On Monday, the Senate passed the $858 billion tax package sending the bill back to the House where it passed late Thursday night. The bill now heads to President Obama’s desk for his signature into law. While the package does not include a repeal of the Form 1099 health care requirement or extension of the Buy American Bond program, the bill does the following major items:

  • extends through 2012 the current individual income tax brackets, capital gains and dividends rates for all taxpayers;
  • increases the AMT exemption amounts for 2010 to $47,450 (individuals) and $72,450 (married filing jointly) and for 2011 to $48,450 (individuals) and $74,450 (married filing jointly);
  • extends through 2011 the ability to take an itemized deduction for state and local general sales taxes in lieu of the itemized deduction permitted for state and local income taxes;
  • exempts from taxation the first $10 million of a couple’s estate and the first $5 million of an individual’s estate, with the remaining portion taxed at the 35 percent rate;
  • extends and temporarily increases the bonus depreciation provision for investments in new business equipment;
  • reduces the payroll/self-employment tax during 2011 to 4.2 percent on wage-earners and to 10.4 percent on self-employment income up to the threshold;
  • reinstates through 2011 the research and development credit;
  • extends the 100 percent exclusion of the gain from the sale of qualifying small business stock that is acquired before January 1, 2012 and held for more than five years;
  • extends through 2011 the special 15-year cost recovery period for certain leasehold improvements, restaurant buildings and improvements, and retail improvements;
  • extends through 2011 the $0.50 per gallon alternative fuel credit and credit for energy-efficient improvements to existing homes.

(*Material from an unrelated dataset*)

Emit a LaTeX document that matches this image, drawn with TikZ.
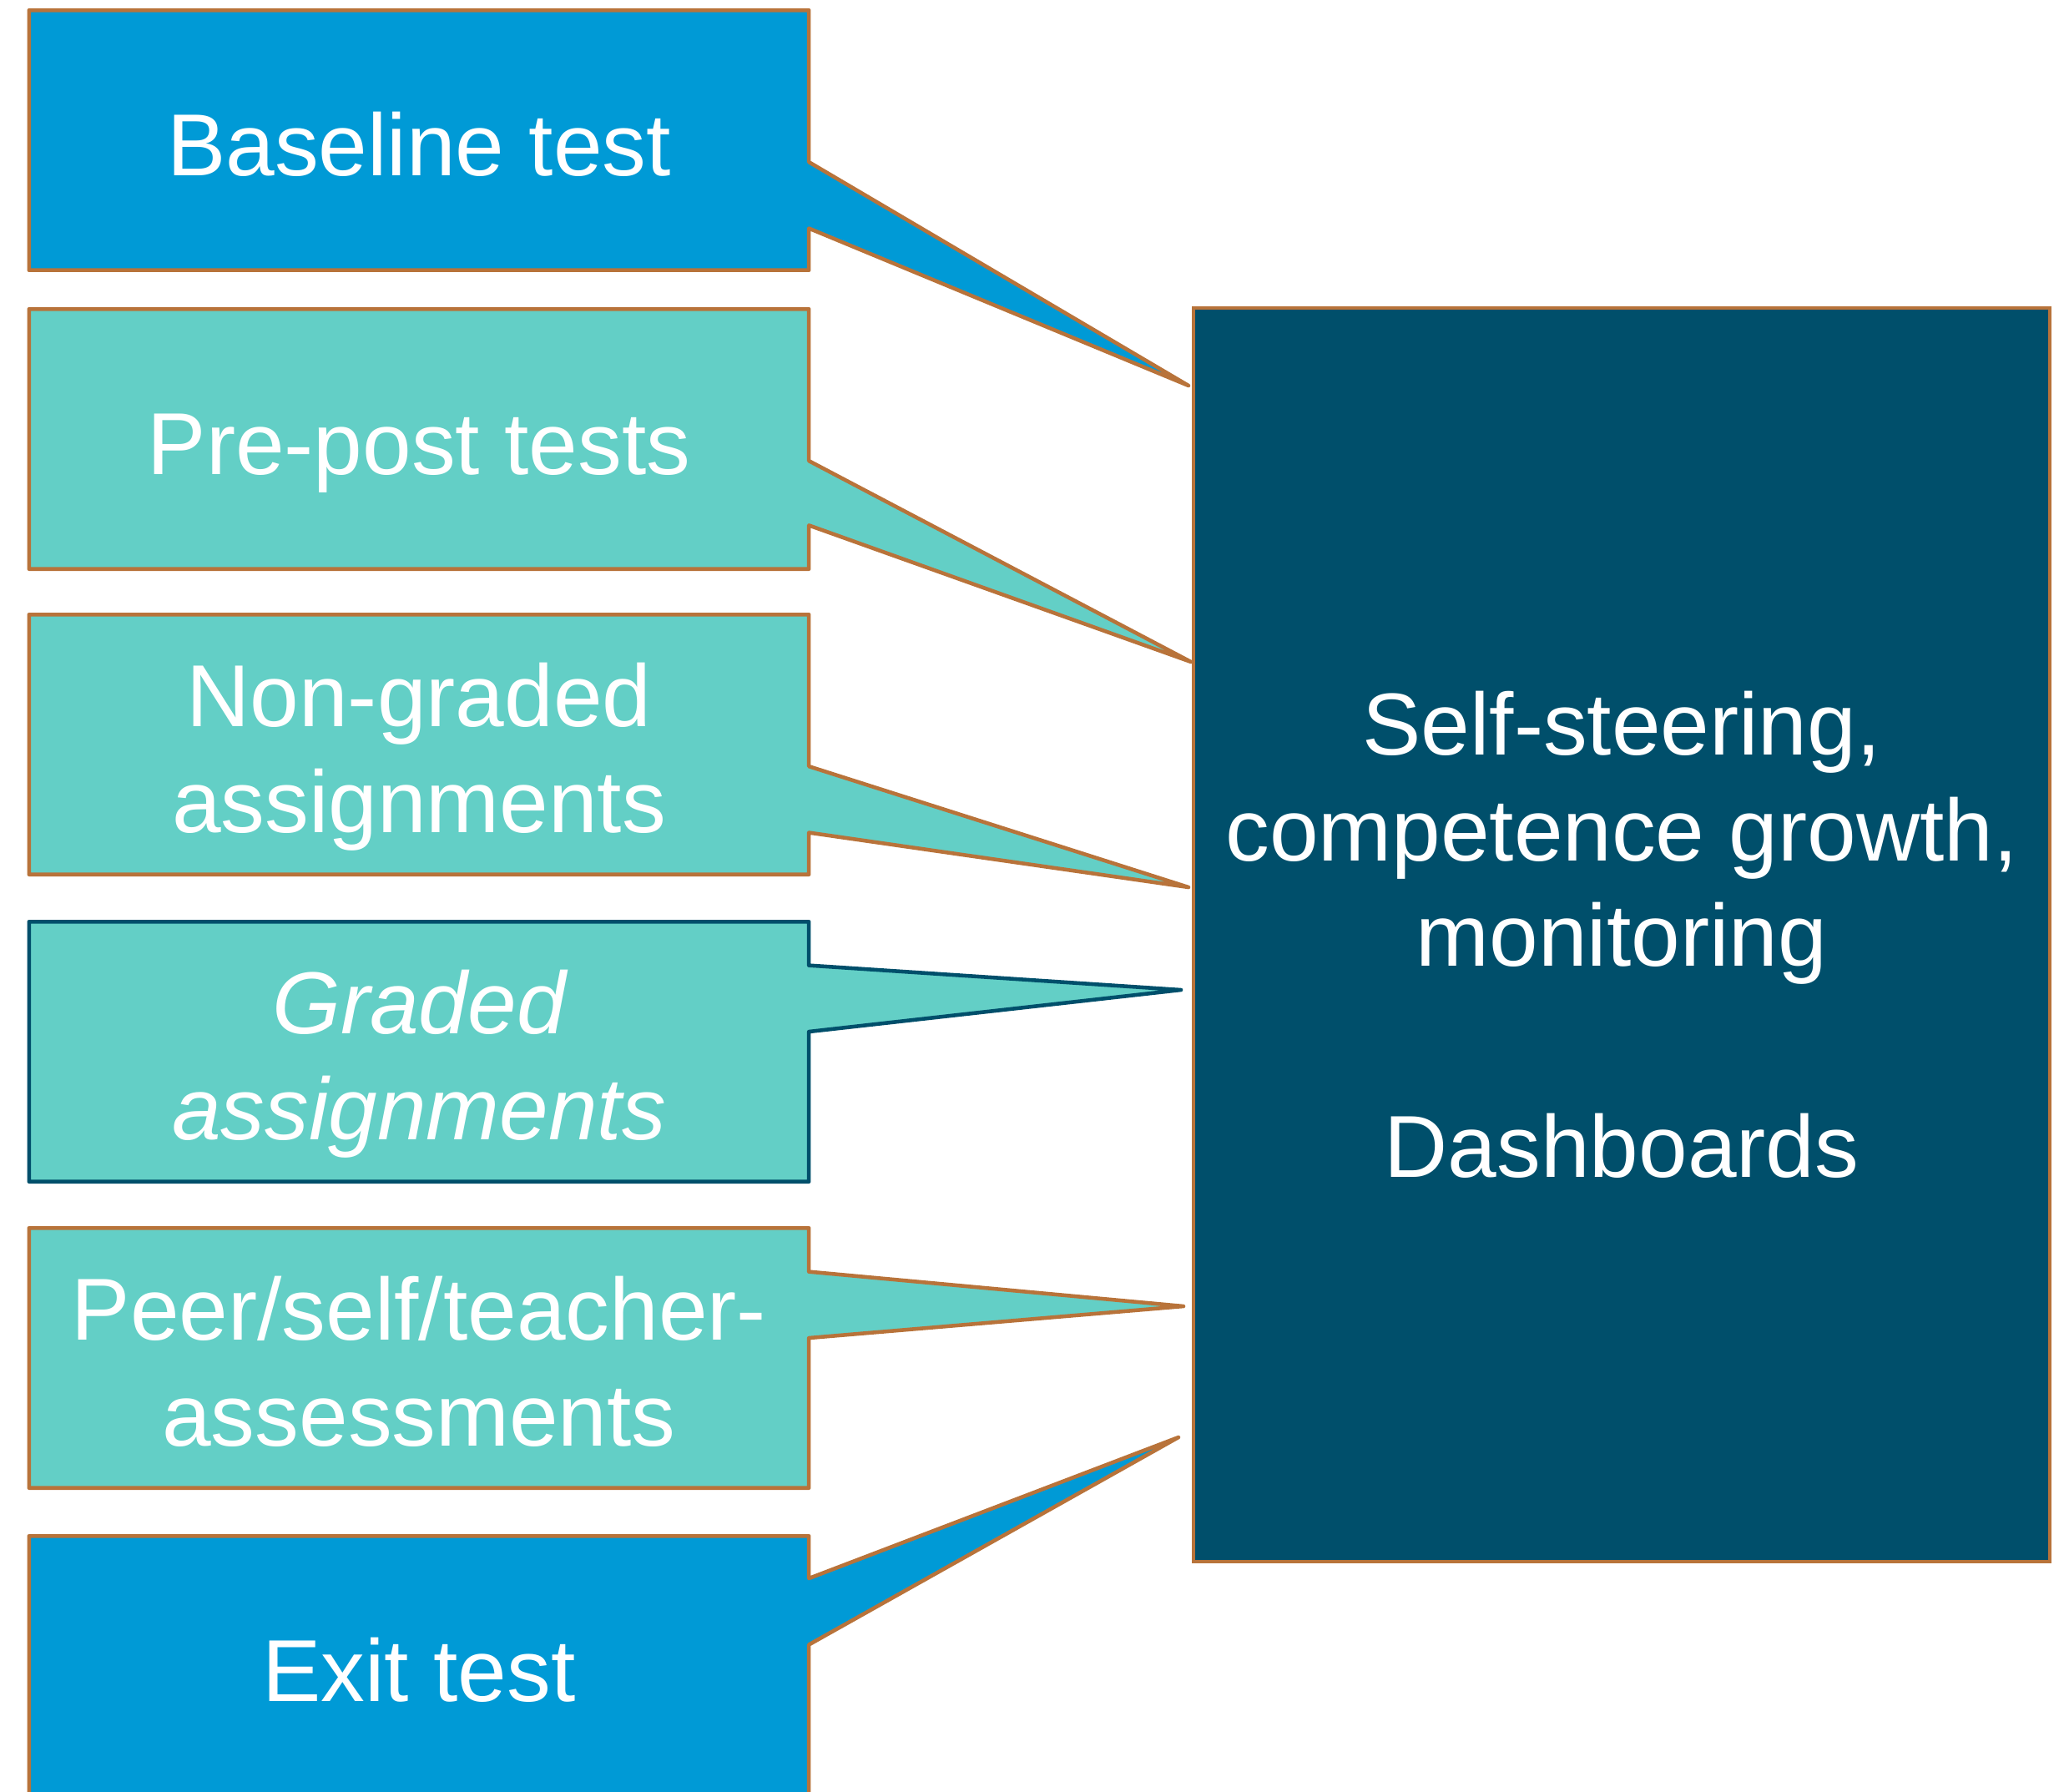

Fed Proposes New Interchange Fees

On Thursday, the Federal Reserve announced a set of new debit-card fee restrictions more aggressive than most industry experts expected. The new restrictions, most of which will not be made final until April 21, are designed to restrict the fees that debit-card issuers can charge merchants. Banks would face a seven-to-12-cent-per-transaction cap on the interchange fees under either of the two proposals unveiled Thursday. Under the first plan, card-issuing banks could use a formula to determine the maximum amount of the interchange fee that it would collect, based on certain processing costs and would set a “safe harbor” standard at seven cents per transaction. The second alternative would set the cap at 12 cents without any safe harbor. Under the Fed’s proposal, the Fed Board would re-evaluate the cap every two years.